In essence, this request for provisional order highlights the fact that investment arbitration proceedings are not taking place in isolation. Instead, they are embedded in a more general context, which also includes the domestic arena. In fact, it is the domestic arena where the State clearly is the more powerful party.

This is so because the State can direct all its various authorities, such as tax authorities, public prosecutor, environmental agencies etc., in a coordinated fashion against the foreign investor who brought an investment arbitration claim against that State. In addition, the State can actively generate a media campaign against that foreign investor and his lawyers by organizing press conferences, strategically leaking (false or forged) documents to the media as well as distributing allegations of fraud, corruption etc.

The combined effect of such a conduct can be disruptive. It could not only impact the arbitral proceedings, but can affect the professional and even physical integrity of the Claimant and his lawyers. In the worst case scenario, the Claimant may even withdraw from the arbitration proceedings.

In light of such a potentially huge impact on a dispute, it would have been preferable if the tribunal had taken a more explicit position against the use of these harassment tools.
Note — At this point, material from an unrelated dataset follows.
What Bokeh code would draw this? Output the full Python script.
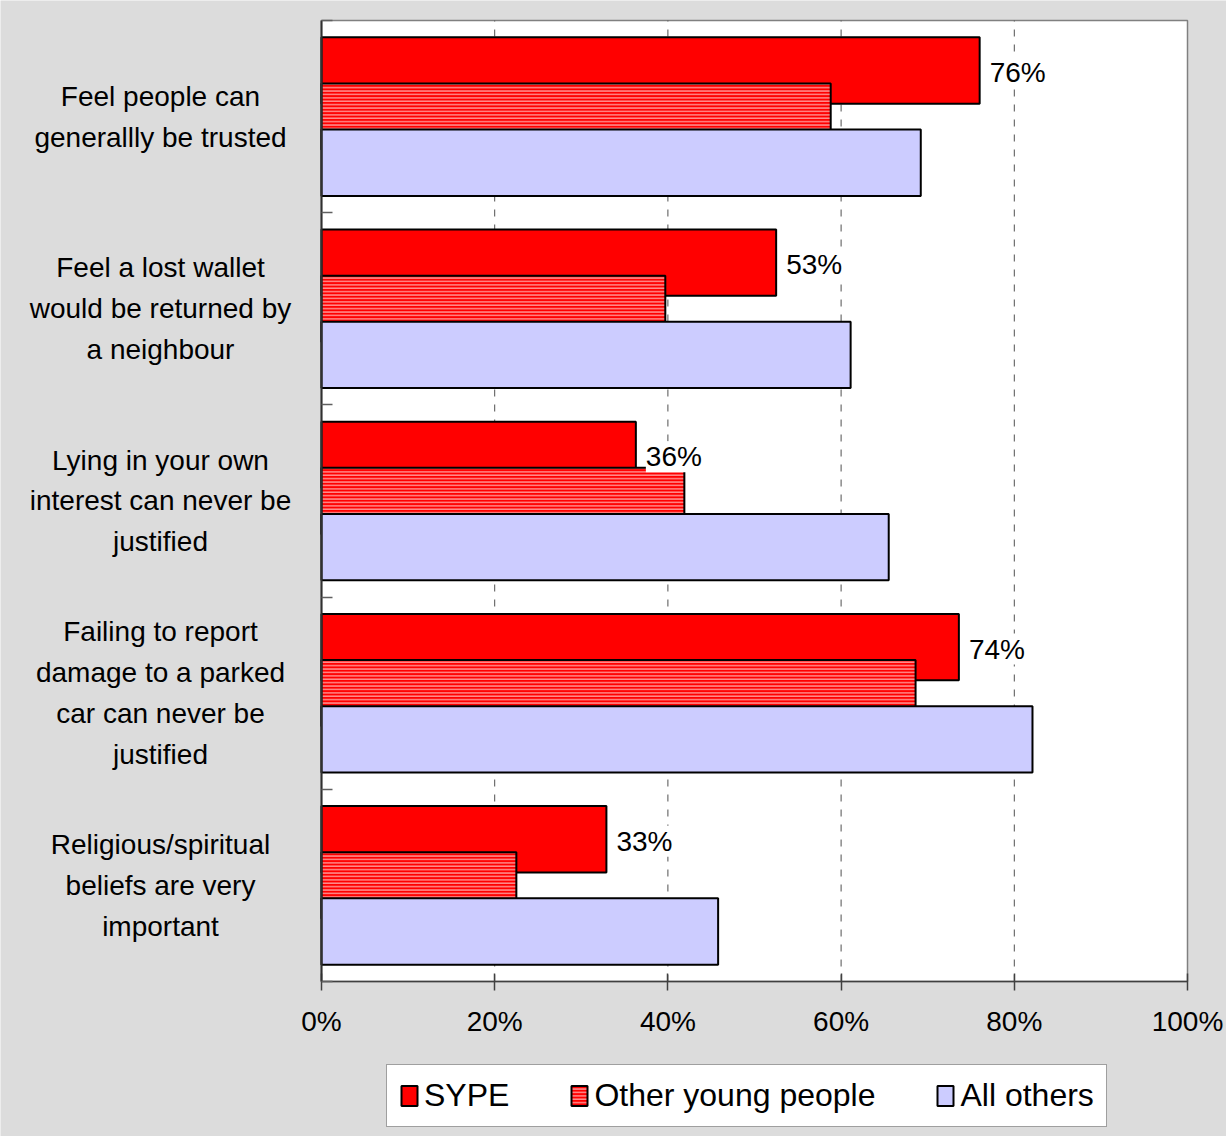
from bokeh.plotting import figure
from bokeh.models import ColumnDataSource, Range1d, FixedTicker, LabelSet, Legend, LegendItem, LinearAxis, Grid
from bokeh.embed import file_html
from bokeh.resources import INLINE
from bokeh.core.properties import value

# ---- data ----
categories = [
    "Feel people can\ngenerallly be trusted",
    "Feel a lost wallet\nwould be returned by\na neighbour",
    "Lying in your own\ninterest can never be\njustified",
    "Failing to report\ndamage to a parked\ncar can never be\njustified",
    "Religious/spiritual\nbeliefs are very\nimportant",
]
sype = [76.0, 52.5, 36.3, 73.6, 32.9]
other_young = [58.8, 39.7, 41.9, 68.6, 22.5]
all_others = [69.2, 61.1, 65.5, 82.1, 45.8]
sype_labels = ["76%", "53%", "36%", "74%", "33%"]
series_names = ["SYPE", "Other young people", "All others"]
x_ticks = [0, 20, 40, 60, 80, 100]
x_tick_labels = ["0%", "20%", "40%", "60%", "80%", "100%"]

FONT = "Liberation Sans"
BG = "#dcdcdc"
W, H = 1226, 1136
n = len(categories)
xmin, xmax = x_ticks[0], x_ticks[-1]

# layout of the plotting area inside the canvas (pixels)
PL, PR, PT, PB = 321, 1187, 20, 981
xs = (PR - PL) / (xmax - xmin)
ys = (PB - PT) / n
x_start = xmin - PL / xs
x_end = xmax + (W - PR) / xs
y_start = -(H - PB) / ys
y_end = n + PT / ys

centers = [n - 0.5 - i for i in range(n)]
off = 0.24
bar_h = 0.345

src = ColumnDataSource(dict(
    cat=categories, c=centers,
    y_sype=[c + off for c in centers],
    y_other=[c for c in centers],
    y_all=[c - off for c in centers],
    sype=sype, other=other_young, allo=all_others, lab=sype_labels,
))

p = figure(width=W, height=H, output_backend="svg", toolbar_location=None,
           x_range=Range1d(x_start, x_end), y_range=Range1d(y_start, y_end),
           x_axis_location=None, y_axis_location=None,
           min_border_left=0, min_border_right=0, min_border_top=0, min_border_bottom=0)
p.border_fill_color = BG
p.background_fill_color = BG
p.outline_line_color = None
for r in list(p.center):
    if isinstance(r, Grid):
        r.visible = False

# plot area
p.quad(left=xmin, right=xmax, bottom=0, top=n, fill_color="white",
       line_color="#808080", line_width=1.5)

# dashed gridlines
gx = x_ticks[1:-1]
p.segment(x0=gx, y0=[0] * len(gx), x1=gx, y1=[n] * len(gx),
          line_color="#505050", line_dash="7 8", line_width=1)

r1 = p.hbar(y="y_sype", left=0, right="sype", height=bar_h, source=src,
            fill_color="#ff0000", line_color="black", line_width=2)
r2 = p.hbar(y="y_other", left=0, right="other", height=bar_h, source=src,
            fill_color="#ff0000", line_color="black", line_width=2,
            hatch_pattern="horizontal_line", hatch_color="white", hatch_alpha=0.55,
            hatch_scale=3.4, hatch_weight=1.6)
r3 = p.hbar(y="y_all", left=0, right="allo", height=bar_h, source=src,
            fill_color="#ccccff", line_color="black", line_width=2)

# x axis
xa = LinearAxis(fixed_location=0, ticker=FixedTicker(ticks=x_ticks), bounds=(xmin, xmax))
xa.major_label_overrides = {t: l for t, l in zip(x_ticks, x_tick_labels)}
xa.major_label_text_font = FONT
xa.major_label_text_font_size = "28px"
xa.major_label_text_color = "black"
xa.major_label_standoff = 15
xa.major_tick_in = 8
xa.major_tick_out = 9
xa.minor_tick_line_color = None
xa.axis_line_color = "#404040"
xa.axis_line_width = 1.5
xa.major_tick_line_color = "#404040"
xa.major_tick_line_width = 1.5
p.add_layout(xa, "below")

# y axis (category boundaries only)
ya = LinearAxis(fixed_location=0, ticker=FixedTicker(ticks=list(range(n + 1))), bounds=(0, n))
ya.major_label_overrides = {i: "" for i in range(n + 1)}
ya.major_label_text_font_size = "1px"
ya.major_label_standoff = 0
ya.major_tick_in = 11
ya.major_tick_out = 0
ya.minor_tick_line_color = None
ya.axis_line_color = "#303030"
ya.axis_line_width = 2
ya.major_tick_line_color = "#606060"
ya.major_tick_line_width = 1.5
p.add_layout(ya, "left")

# category labels
p.text(x=xmin - 161 / xs, y="c", text="cat", source=src, text_align="center",
       text_baseline="middle", text_font=value(FONT), text_font_size=value("28px"),
       text_color="black", text_line_height=1.32)

# value labels
val_labels = LabelSet(x="sype", y="y_sype", text="lab", source=src,
                      x_offset=10, y_offset=-2, text_align="left", text_baseline="middle",
                      text_font=value(FONT), text_font_size="28px", text_color="black",
                      background_fill_color="white")
p.add_layout(val_labels)

legend = Legend(items=[LegendItem(label=series_names[0], renderers=[r1]),
                       LegendItem(label=series_names[1], renderers=[r2]),
                       LegendItem(label=series_names[2], renderers=[r3])],
                orientation="horizontal", location=(386, 9))
legend.label_text_font = FONT
legend.label_text_font_size = "32px"
legend.label_text_color = "black"
legend.glyph_width = 20
legend.glyph_height = 25
legend.label_standoff = 5
legend.spacing = 60
legend.padding = 12
legend.margin = 0
legend.border_line_color = "#404040"
legend.border_line_width = 1.5
legend.background_fill_color = "white"
legend.background_fill_alpha = 1.0
p.add_layout(legend)

open("out.html", "w").write(file_html(p, INLINE))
Prima facie, the tribunal may not have been wrong in refusing to grant the provisional order by referring to the fact that the arbitral proceedings are indeed in the final stages and thus the danger of influencing the outcome of these proceedings is limited. However, as the tribunal itself admitted, the harassment and damage extends in particular to the domestic arena.

Accordingly, a stronger message – not only to Argentina but to all States – that the actions of States and its authorities against Claimants at the domestic level could easily lead to the conclusion of a bad faith conduct of the arbitral proceedings, would have been very welcome indeed.